Intuitively, formalism is all the symbols, all the stuff that looks like math. As we've discussed in the previous section, the formalism is just a mechanism for being maximally explicit. If we want to build theories that we can test in precise ways, then we need to have theories that are as precise as possible. A proper formalization enables us to do this.

Formalization also enables us to implement our theories computationally. We might want to write a computer program that mimics some aspect of the grammar of a language, its sentences, words, or sounds. For example, imagine we wanted to write a program that would produce poetry. We would supply a vocabulary and the program would spit back a random poem. This may seem rather silly, but is, in fact, a hugely complicated task. We would have to provide the program with some definition of what constitutes poetry. To the extent that this definition had any content, the task becomes quite complex. For example, how do we define "rhyme"? How do we get the program to produce grammatical sentences and not just random strings of words? How do we get the program to figure out how words are actually pronounced? Computer programs are merciless in requiring specific answers to questions like these and an inexplicit theory of language will be of little help.

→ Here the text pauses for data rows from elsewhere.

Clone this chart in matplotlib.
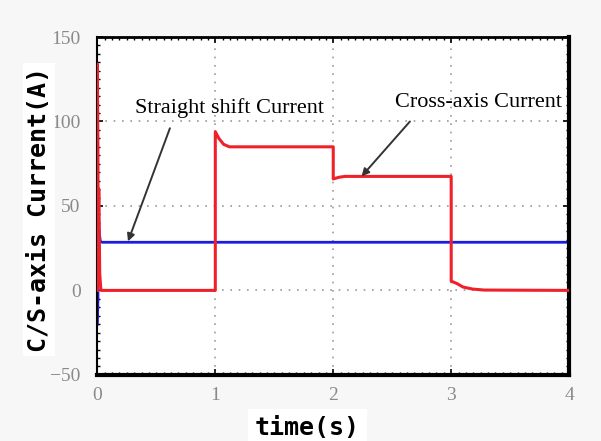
import matplotlib.pyplot as plt
from matplotlib.ticker import MultipleLocator

plt.switch_backend('agg')

# Cross-axis (red) current
cross_t = [0.0, 0.0, 0.004, 0.008, 0.012, 0.02, 0.03, 1.0, 1.0, 1.03, 1.07, 1.12, 1.18,
           2.0, 2.0, 2.05, 2.1, 3.0, 3.0, 3.05, 3.1, 3.18, 3.28, 4.0]
cross_i = [0.0, 134.0, 90.0, 30.0, 60.0, 10.0, 0.0, 0.0, 94.0, 90.0, 86.5, 85.0, 85.0,
           85.0, 66.0, 67.0, 67.5, 67.5, 5.5, 4.0, 2.0, 0.8, 0.2, 0.0]

# Straight-shift (blue) current
straight_t = [0.0, 0.005, 0.01, 0.015, 0.025, 0.04, 4.0]
straight_i = [-20.0, -5.0, 45.0, 35.0, 29.0, 28.5, 28.5]

x_ticks = [0, 1, 2, 3, 4]
y_ticks = [-50, 0, 50, 100, 150]

fig = plt.figure(figsize=(6.01, 4.41), dpi=100, facecolor='#f7f7f7')
ax = fig.add_axes([0.162, 0.150, 0.785, 0.766])
ax.set_facecolor('white')

ax.plot(cross_t, cross_i, color='#f0202a', linewidth=2.2, zorder=3)
ax.plot(straight_t, straight_i, color='#1c1ce0', linewidth=2.0, zorder=2)

ax.set_xlim(0, 4)
ax.set_ylim(-50, 150)
ax.set_xticks(x_ticks)
ax.set_yticks(y_ticks)
ax.xaxis.set_minor_locator(MultipleLocator(0.0625))
ax.yaxis.set_minor_locator(MultipleLocator(5))
ax.tick_params(which='both', direction='in', top=True, right=True, colors='black',
               labelcolor='#8a8a8a', labelsize=14)
ax.tick_params(which='major', length=4, width=1.2)
ax.tick_params(which='minor', length=2, width=1)
ax.tick_params(axis='x', pad=9)
ax.tick_params(axis='y', pad=12)
for lab in ax.get_xticklabels() + ax.get_yticklabels():
    lab.set_family('Liberation Serif')

ax.grid(True, which='major', color='#9a9a9a', linestyle=(0, (1, 4)), linewidth=1.2)

ax.spines['left'].set_linewidth(1.5)
ax.spines['top'].set_linewidth(2.0)
ax.spines['right'].set_linewidth(3.0)
ax.spines['bottom'].set_linewidth(3.0)

ax.set_ylabel('C/S-axis Current(A)', family='DejaVu Sans Mono', fontweight='bold',
              fontsize=18, bbox=dict(facecolor='white', edgecolor='none', pad=3))
ax.yaxis.set_label_coords(-0.098, 0.49)
ax.set_xlabel('time(s)', family='DejaVu Sans Mono', fontweight='bold', fontsize=18,
              va='center', bbox=dict(facecolor='white', edgecolor='none', pad=5))
ax.xaxis.set_label_coords(0.445, -0.158)

ax.text(1.12, 108, 'Straight shift Current', ha='center', va='center',
        family='Liberation Serif', fontsize=16)
ax.text(3.23, 111, 'Cross-axis Current', ha='center', va='center',
        family='Liberation Serif', fontsize=16)
ax.annotate('', xy=(0.26, 29), xytext=(0.615, 96),
            arrowprops=dict(arrowstyle='-|>', color='#333333', lw=1.4,
                            shrinkA=0, shrinkB=0, mutation_scale=11))
ax.annotate('', xy=(2.24, 67.5), xytext=(2.65, 100),
            arrowprops=dict(arrowstyle='-|>', color='#333333', lw=1.4,
                            shrinkA=0, shrinkB=0, mutation_scale=11))

plt.savefig('out.png', dpi=100, facecolor=fig.get_facecolor())
plt.close()
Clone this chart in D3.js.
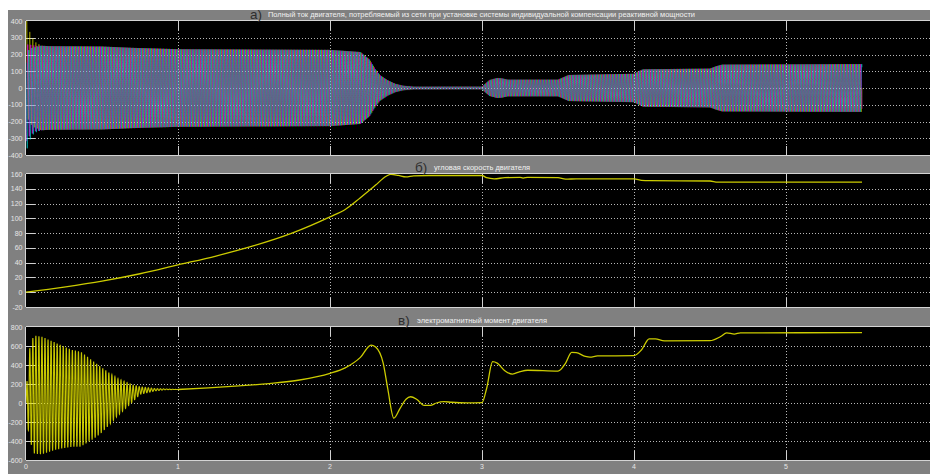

Why would we want to write such programs? There are two broad reasons. The first is that it is another way to test our understanding of our theory of language. For example, if we have the wrong theory of rhyme, then our program would produce bad poetry. The second is that we may actually want to do something useful in the outside world with our theories, use them for some purpose other than the pursuit of "truth". While a program that wrote poetry would seem of little use, a program that examined text and identified it as poetry or not might be of great use. In either case, being as explicit as possible in our formalization of our theory makes implementing that theory as painless as possible.

Another reason why we formalize theories of language is to understand the general character of formalization better. For example, if we challenge ourselves to characterize some aspect of language in terms of first-order logic1, we may find out something about logic too. Thus formalization of theories of language can also tell us about math and logic more generally.

1More on this in chapters 4 and 5 below.